The background:

Here I have a spare x86 board which has a low energe costing AMD CPU built on it. I am planning to DIY a home use file server with it running a Debian base system and some common service programs such as ftp/telnet/svn/samba... etc.
The main storage media is a 4GB EIDE flash disk, with possibility to mount USB HDDs. The board can support up to 1GB of RAM. The rough idea is to install Debian on the 4GB flash disk, and using external USB HDDs as data storage.
Since the flash disk has a limited number of erase cycles, I would like to avoid data writing to it as much as possible. The Linux swap partition, among other things, is to be disabled.

My questions are:

What are the other possible ways in which my system would write data to the flash disk at run time, and how to avoid them?
For one thing whether linux persists log messages to hard disk?

EDIT - one more question:

Is there any tool can monitor disk data writing events?

  1. Mount filesystems on flash disk with noatime flag in /etc/fstab.
  2. You can easily redirect log files to any other disk by editing /etc/rsyslog.d/* or similar file (unsure which exact syslogd is used on Debian, but similar files exist on all platforms).

You can use dstat -dD sda,sdb,sdc 60 to monitor data volumes read/written.

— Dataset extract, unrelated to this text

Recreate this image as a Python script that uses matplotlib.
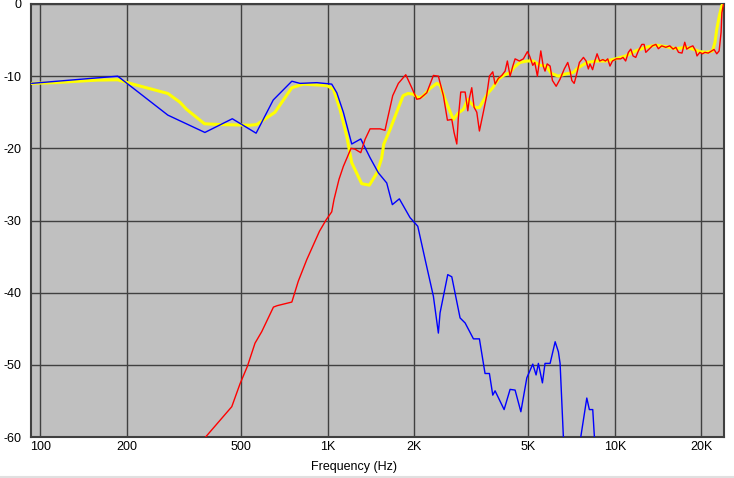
import numpy as np
import matplotlib.pyplot as plt
from matplotlib.lines import Line2D

# blue curve (woofer)
blue_f = [93, 186, 278, 374, 466, 564, 647, 751, 802, 917, 1034, 1077, 1135, 1214,
          1305, 1406, 1503, 1607, 1681, 1778, 1937, 2061, 2186, 2336, 2431, 2464,
          2621, 2707, 2893, 3013, 3220, 3378, 3534, 3660, 3760, 3830, 4118, 4320,
          4497, 4710, 4940, 5182, 5321, 5420, 5598, 5716, 5954, 6200, 6363, 6450,
          6622, 6800, 7400, 7613, 7990, 8155, 8380, 8492, 8700]
blue_db = [-11.0, -10.0, -15.4, -17.8, -15.9, -17.9, -13.3, -10.7, -11.0, -10.9,
           -11.1, -12.3, -15.0, -19.4, -18.7, -21.3, -23.4, -24.8, -27.8, -27.0,
           -29.6, -30.8, -35.4, -40.5, -45.6, -42.8, -37.5, -37.8, -43.5, -44.2,
           -46.4, -46.4, -51.2, -51.2, -54.2, -53.6, -56.2, -53.4, -53.5, -56.5,
           -51.8, -49.9, -51.4, -49.8, -52.5, -49.8, -49.8, -46.8, -48.2, -49.8,
           -60.0, -66.0, -66.0, -60.0, -54.6, -56.2, -56.2, -60.0, -66.0]

# red curve (tweeter)
red_f = [340, 380, 464, 496, 526, 559, 590, 648, 668, 751, 791, 847, 937, 989,
         1034, 1053, 1096, 1135, 1207, 1244, 1305, 1351, 1406, 1524, 1585, 1607,
         1686, 1764, 1872, 1964, 2045, 2100, 2215, 2336, 2431, 2531, 2614, 2707,
         2757, 2818, 2854, 2909, 3013, 3078, 3119, 3177, 3236, 3308, 3378, 3486,
         3581, 3660, 3760, 3830, 3932, 4042, 4150, 4227, 4320, 4416, 4497, 4655,
         4806, 4963, 5050, 5182, 5265, 5377, 5526, 5634, 5716, 5817, 5954, 6066,
         6250, 6450, 6670, 6858, 6990, 7086, 7220, 7338, 7530, 7778, 7945, 8090,
         8195, 8370, 8520, 8677, 8860, 9090, 9280, 9450, 9620, 9814, 10120, 10480,
         10680, 10910, 11150, 11370, 11580, 11830, 12080, 12420, 12650, 12820,
         13170, 13520, 13900, 14180, 14570, 15050, 15540, 15960, 16320, 16670,
         17140, 17520, 17800, 18200, 18700, 19130, 19330, 19770, 20200, 20600,
         21150, 21750, 22160, 22650, 23080, 23450, 23600, 23900]
red_db = [-62.0, -59.8, -55.8, -52.6, -50.2, -47.0, -45.4, -42.0, -41.8, -41.3,
          -38.4, -35.4, -31.5, -29.9, -28.8, -27.1, -24.3, -22.5, -20.0, -20.1,
          -20.6, -18.75, -17.3, -17.3, -17.5, -16.4, -12.7, -11.0, -9.8, -11.6,
          -13.2, -13.1, -12.3, -9.9, -10.0, -12.7, -16.1, -16.0, -17.8, -19.4,
          -15.7, -12.2, -12.2, -14.8, -13.0, -11.6, -14.3, -15.0, -17.6, -15.0,
          -12.7, -10.0, -9.4, -11.1, -10.3, -9.9, -9.3, -7.9, -10.0, -8.6,
          -7.6, -7.9, -7.6, -6.6, -7.2, -8.5, -8.1, -10.0, -6.5, -8.6,
          -9.3, -8.3, -8.6, -10.6, -11.4, -10.4, -9.0, -8.1, -9.3, -10.6,
          -11.0, -10.0, -8.1, -7.4, -7.9, -9.0, -8.3, -9.1, -7.9, -6.9,
          -7.9, -7.7, -7.9, -7.6, -8.6, -7.9, -7.6, -7.6, -7.4, -7.9,
          -6.7, -6.25, -7.2, -7.4, -6.5, -5.6, -5.6, -6.7, -6.25, -5.8,
          -5.6, -6.2, -5.8, -6.0, -5.8, -6.25, -6.0, -6.7, -6.8, -5.3,
          -6.25, -6.0, -5.8, -6.5, -7.2, -6.7, -6.9, -6.7, -6.8, -6.5,
          -6.3, -6.9, -6.5, -3.9, -1.2, 0.0]

# yellow curve (sum)
yel_f = [93, 111, 157, 186, 201, 278, 306, 323, 373, 422, 537, 567, 656, 751,
         823, 994, 1048, 1105, 1166, 1214, 1315, 1398, 1486, 1542, 1570, 1650,
         1740, 1833, 1905, 1990, 2066, 2143, 2275, 2400, 2464, 2565, 2676, 2741,
         2854, 2970, 3078, 3140, 3270, 3378, 3486, 3626, 3760, 3932, 4100, 4320,
         4455, 4676, 4940, 5200, 5500, 5777, 6000, 6360, 6730, 7160, 7480, 8010,
         8640, 9330, 10070, 10910, 11830, 12820, 13900, 15050, 16320, 17700,
         18700, 19770, 20900, 21900, 22330, 22650, 23130, 23600, 23900]
yel_db = [-11.0, -10.9, -10.55, -10.5, -10.9, -12.4, -13.6, -14.6, -16.6, -16.7,
          -16.8, -16.7, -15.0, -11.6, -11.1, -11.3, -11.8, -14.6, -18.3, -22.0,
          -24.9, -25.1, -23.4, -21.4, -19.4, -17.4, -15.0, -12.7, -12.4, -12.5,
          -13.0, -12.8, -11.7, -11.0, -11.25, -13.2, -15.0, -16.0, -15.1, -14.6,
          -13.2, -13.65, -14.35, -14.35, -13.4, -12.3, -11.6, -10.4, -9.9, -9.5,
          -8.8, -8.1, -7.9, -7.9, -8.5, -8.6, -9.6, -10.0, -9.7, -9.5,
          -8.8, -8.1, -7.9, -7.9, -7.6, -7.2, -6.5, -6.0, -5.7, -5.9,
          -6.2, -6.0, -6.25, -6.6, -6.7, -6.5, -5.3, -3.5, -1.6, -0.2, 0.0]

xticks = [100, 200, 500, 1000, 2000, 5000, 10000, 20000]
xlabels = ['100', '200', '500', '1K', '2K', '5K', '10K', '20K']
yticks = [0, -10, -20, -30, -40, -50, -60]
ylabels = ['0', '-10', '-20', '-30', '-40', '-50', '-60']

plt.rcParams['font.family'] = ['Liberation Sans', 'DejaVu Sans']

fig = plt.figure(figsize=(7.34, 4.78), dpi=100)
ax = fig.add_axes([31/734, 1 - 437/478, (724 - 31)/734, (437 - 4)/478])
ax.set_facecolor('#C0C0C0')

ax.plot(yel_f, yel_db, color='#FFFF00', lw=2.2, zorder=3)
ax.plot(blue_f, blue_db, color='#0000FF', lw=1.0, zorder=4)
ax.plot(red_f, red_db, color='#FF0000', lw=1.0, zorder=5)

ax.set_xscale('log')
ax.set_xlim(92.8, 24000)
ax.set_ylim(-60, 0)
ax.set_xticks(xticks)
ax.set_xticklabels(xlabels)
ax.xaxis.set_minor_locator(plt.NullLocator())
ax.set_yticks(yticks)
ax.set_yticklabels(ylabels)
ax.tick_params(length=0, labelsize=9, colors='black')
ax.tick_params(axis='y', pad=7)
ax.tick_params(axis='x', pad=3)
ax.grid(True, color='#404040', lw=1)
ax.set_axisbelow(True)
for s in ax.spines.values():
    s.set_color('#404040')
    s.set_linewidth(1.5)

fig.text(354/734, 1 - 467/478, 'Frequency (Hz)', ha='center', va='center', fontsize=9)
fig.add_artist(Line2D([0, 1], [1 - 477/478, 1 - 477/478], color='#E0E0E0', lw=1.5,
                      transform=fig.transFigure))

fig.savefig('out.png', dpi=100)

  • hi jippie, thank you for the answer. is it feasible to mount the whole root fs read-only, except with some sub directories still rw? how?
    – oldwhy
    Dec 15 '12 at 16:13
  • either you mount ro or you mount rw. You might want to consider two partitions, but I think that defeats your goal all together.
    – jippie
    Dec 15 '12 at 17:39
  • I'm sure you can partition the flash disk as you like -- make /usr/ mount read-only by default, and only remount it r/w when you're doing software upgrades.